The training at Tarrant County College was as real as it got. It was recently put to the test in Houston. Veterans of the program say it paid off.

Matt Gellar with Dallas Fire-Rescue was personally involved with several rescues during Hurricane Harvey as a member of Texas Task Force 1.

"As a team — for just the Airside, the helicopter side — some numbers that we received earlier roughly around 250 hoisted in and around 500 rescues,” he explained.

As a first responder, Gellar is among the many personnel from across the country who have gone through training at a service center on the Tarrant County College campus in Fort Worth.
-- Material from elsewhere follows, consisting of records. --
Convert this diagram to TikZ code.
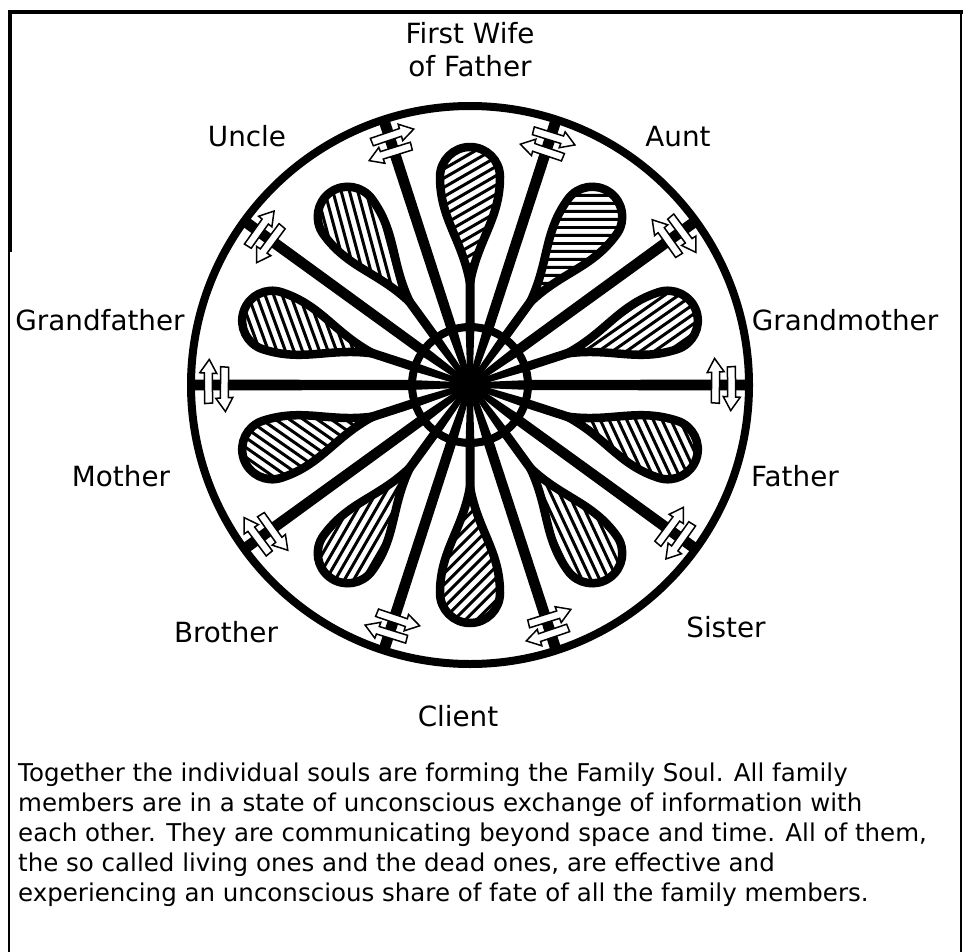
\documentclass[tikz,border=0pt]{standalone}
\usepackage{fontspec}
\setmainfont{DejaVu Sans}
\usetikzlibrary{calc}
\newcommand\dblarrows[1]{%
  \pgfmathsetmacro\aa{#1+4.0}\pgfmathsetmacro\ab{#1-2.6}\pgfmathsetmacro\ac{#1-5.6}%
  \pgfmathsetmacro\ba{#1-4.2}\pgfmathsetmacro\bb{#1+3.0}\pgfmathsetmacro\bc{#1+6.2}%
  \draw[arr] (\ba:250) -- (\bb:250) -- (\bb:254.5) -- (\bc:246) -- (\bb:237.5) -- (\bb:242) -- (\ba:242) -- cycle;
  \draw[arr] (\aa:266) -- (\ab:266) -- (\ab:270.5) -- (\ac:262) -- (\ab:253.5) -- (\ab:258) -- (\aa:258) -- cycle;
}
\begin{document}
\begin{tikzpicture}[x=1pt,y=1pt,
  lbl/.style={font=\fontsize{27.8}{33}\selectfont, inner sep=0pt},
  para/.style={font=\fontsize{24.5}{30}\selectfont, inner sep=0pt, anchor=base west},
  lobeline/.style={line width=8.5pt, line join=round},
  hatchline/.style={line width=3pt},
  arr/.style={draw=black, fill=white, line width=1.5pt, line join=miter},
  ]
\useasboundingbox (0,0) rectangle (963,-952);
% frame
\draw[line width=4pt] (10,-252) -- (10,-12) -- (963,-12);
\draw[line width=2pt] (9,-250) -- (9,-952);
\draw[line width=2pt] (961,-12) -- (961,-952);

\begin{scope}[shift={(470,-385)}]
  % lobes with hatching
  \foreach \t/\h in {90/30, 54/0, 18/35, -18/115, -54/115, -90/45, -126/60, -162/145, 162/110, 126/105}{
    \begin{scope}[rotate=\t]
      \begin{scope}
        \clip (102,0) .. controls (146,8) and (166,30) .. (208,30)
          arc[start angle=90,end angle=-90,radius=30]
          .. controls (166,-30) and (146,-8) .. (102,0) -- cycle;
        \pgfmathsetmacro\al{\h-\t}
        \foreach \k in {-10,...,10}{
          \draw[hatchline] ($(185,0)+(\al+90:\k*8)+(\al:-85)$) -- ($(185,0)+(\al+90:\k*8)+(\al:85)$);
        }
      \end{scope}
      \draw[lobeline] (102,0) .. controls (146,8) and (166,30) .. (208,30)
          arc[start angle=90,end angle=-90,radius=30]
          .. controls (166,-30) and (146,-8) .. (102,0) -- cycle;
      \fill (0,-2.5) -- (60,-4.5) -- (110,-4.5) -- (110,4.5) -- (60,4.5) -- (0,2.5) -- cycle;
    \end{scope}
  }
  % spokes
  \foreach \t in {0,36,...,324}{
    \fill[rotate=\t] (0,-2.5) -- (60,-5) -- (279,-5.5) -- (279,5.5) -- (60,5) -- (0,2.5) -- cycle;
  }
  \draw[line width=8pt] (0,0) circle[radius=58];
  \draw[line width=8pt] (0,0) circle[radius=279];
  \fill (0,0) circle[radius=9];
  % exchange arrows
  \foreach \t in {0,36,...,324}{ \dblarrows{\t} }
\end{scope}

% labels
\node[lbl, align=center, anchor=north] (wife) at (470,-22) {First Wife\\of Father};
\node[lbl, anchor=base] (uncle) at (247,-147) {Uncle};
\node[lbl, anchor=base] (aunt) at (678,-147) {Aunt};
\node[lbl, anchor=base] (gfather) at (100,-330) {Grandfather};
\node[lbl, anchor=base] (gmother) at (845,-330) {Grandmother};
\node[lbl, anchor=base] (mother) at (121,-486) {Mother};
\node[lbl, anchor=base] (father) at (795,-486) {Father};
\node[lbl, anchor=base] (brother) at (226,-642) {Brother};
\node[lbl, anchor=base] (sister) at (726,-637) {Sister};
\node[lbl, anchor=base] (client) at (458,-726) {Client};

% caption
\node[para] (p1) at (18,-781) {Together the individual souls are forming the Family Soul. All family};
\node[para] (p2) at (18,-811) {members are in a state of unconscious exchange of information with};
\node[para] (p3) at (18,-841) {each other. They are communicating beyond space and time. All of them,};
\node[para] (p4) at (18,-871) {the so called living ones and the dead ones, are effective and};
\node[para] (p5) at (18,-901) {experiencing an unconscious share of fate of all the family members.};
\end{tikzpicture}
\end{document}
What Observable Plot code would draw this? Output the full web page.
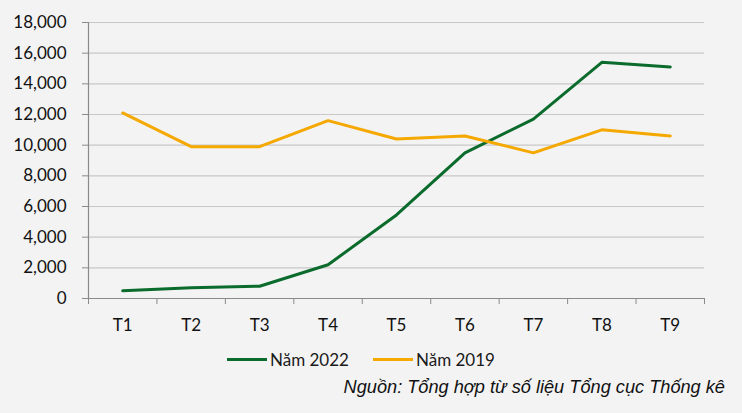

"A lot of the stuff we learn and teach out here was very applicable to what people were doing down there,” said Bill Ver Steeg, a Euless firefighter and instructor.

The exercise teaches them how to save people that may have missed grabbing a rescue line further upstream. This kind of training is critical, especially when things go bad.

Jason Guerrero with Dallas Fire-Rescue is a member of Texas Task Force Two. He just returned from 14 days in Houston and is now being certified in swift water rescue.

“We were in places and neighborhoods that had never seen water that deep,” he recalled.

Geller says his work during Harvey was rewarding but came with tough calls.

"There was a couple of them where we can only get so many of them and had to leave the rest of the family behind,” he said. “But they had this hopelessness when I would say, ‘We will be right back.’"

Gellar says he was able to keep his promise.

"There was also a lot of moving and swift water stuff,” Ver Steeg said. “So the things that were teaching out here, these new technicians, is very critical in order for them to affect a good rescue."